Niemal rok temu niejaki Tim Cook (dyrektor generalny Apple Inc.) powiedział w jednym z wywiadów, że „łączenie tabletu z laptopem jest jak łączenie tostera z lodówką, możesz to zrobić, ale efekt po prostu nie będzie przyjazny dla użytkownika”. Najnowsze patenty, o które stara się Apple, wskazują jednak na to, że reszta firmy uważa inaczej i pracuje właśnie nad tego typu rozwiązaniem.
Urządzenie proponowane przez Apple składa się z dwóch części: ekranu i stacji dokującej, które łączą się ze sobą za pomocą chowanego, magnetycznego mechanizmu. Obie części urządzenia mogą komunikować się ze sobą zarówno bezprzewodowo, jak i za pomocą kabli, a stacja dokująca może też służyć jako dodatkowe źródło zasilania dla tabletu (co ciekawe, transfer energii prawdopodobnie również może odbywać się bezprzewodowo) , który z kolei może posłużyć jako ekran zdalny dla innych urządzeń (takich jak telefon czy aparat fotograficzny).

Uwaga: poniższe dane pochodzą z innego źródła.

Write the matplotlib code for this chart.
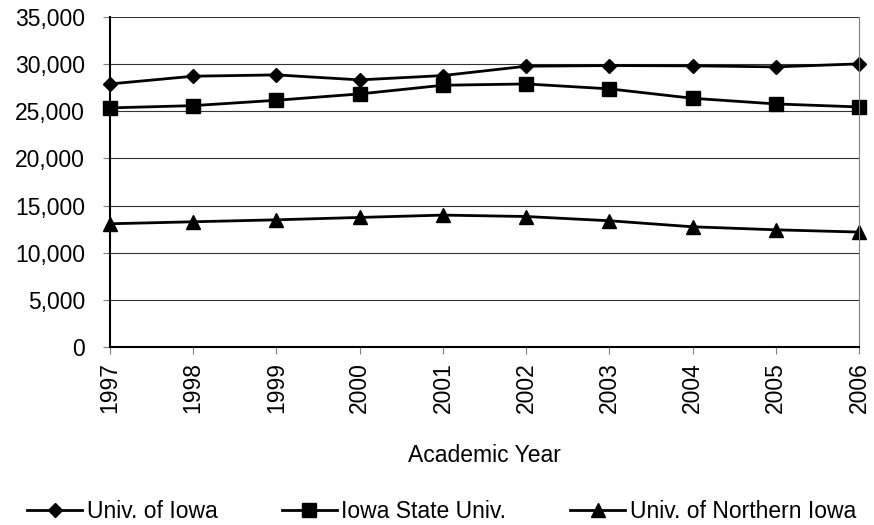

Mimo iż sam patent, zwłaszcza w przypadku firmy Apple, nie świadczy jeszcze o tym, że urządzenie naprawdę trafi do produkcji, to trzeba przyznać, że wizja hybrydowego tabletu od giganta z Cupertino wydaje się być całkiem obiecująca. Urządzenie tego typu wydaje się być bowiem, mimo tego co twierdzi pan Cook, naturalną formą ewolucji urządzeń tej firmy, i z pewnością mogłoby okazać się użyteczne dla wielu potencjalnych użytkowników.